最後の最後に末脚が鈍ったところへ、ディープインパクト産駒のサトノアラジンが、瞬発力を爆発させ大外から追込んできた。そして、ゴール前の数完歩でロゴタイプを交わしさり、1着でゴール板を駆け抜けたのだ。

あまりにも大きなクビ差。ただ、連覇の偉業を阻まれたとはいえ、ロゴタイプが現役生活で最も強さを見せつけたのは、この安田記念だったといっても過言ではない。自らハイペースでレースを引っ張り、強豪ひしめく17頭を相手に、最後の最後まで粘り通したのだ。

その後、背中の張りで休養に入ったロゴタイプは、富士ステークスで復帰予定だったが、逆に症状が悪化し同レースを回避。

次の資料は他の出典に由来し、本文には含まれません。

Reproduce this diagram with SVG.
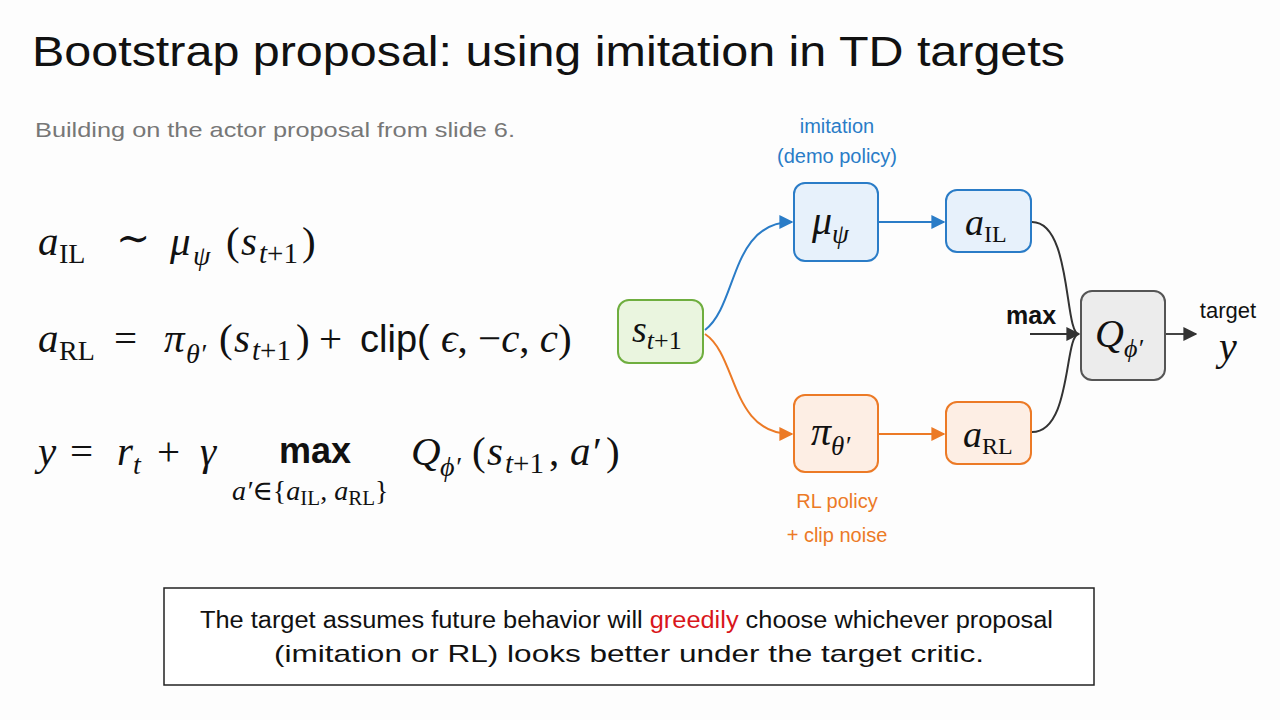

引退と種牡馬入りが発表された。

生涯最高級のパフォーマンスを演じたレースが最後のレースになったことは、あまりにも残念だった。

それから、4年後。
2021年4月14日。門別競馬場で行われた“日本一早い2歳戦”のJRA認定フレッシュチャレンジに、ロゴタイプ産駒のエイレーネが出走。種牡馬としては同期となる、コパノリッキー産駒のラブミードールに敗れ5着に終わったものの、まずは無事にデビューを迎えることができた。

他の種牡馬としては、安田記念で惜しくも先着を許したサトノアラジンや、1つ年下の皐月賞馬イスラボニータ、そしてスーパースターのキタサンブラックが同期にあたる。また、現役時に同期だったエピファネイアとキズナは一足先に種牡馬入りし、既に成功を収めている。

ディープインパクトやキングカメハメハがこの世を去り、近い将来、日本競馬は新たなステージを迎えることだろう。その、新たな時代の中心に立つため、現役時に異色のスタイルで活躍したロゴタイプの産駒は、父と同じように、エピファネイアやキズナの産駒、そしてサトノアラジンの産駒とも戦っていかなければならない。

その父が、かつて皐月賞や安田記念で見せたような“王者の走り”を継承する産駒は出てくるだろうか。また、かつて自らがそうしたように、親孝行を成し遂げてくれる産駒が現れるだろうか。日に日に、期待は増すばかりである。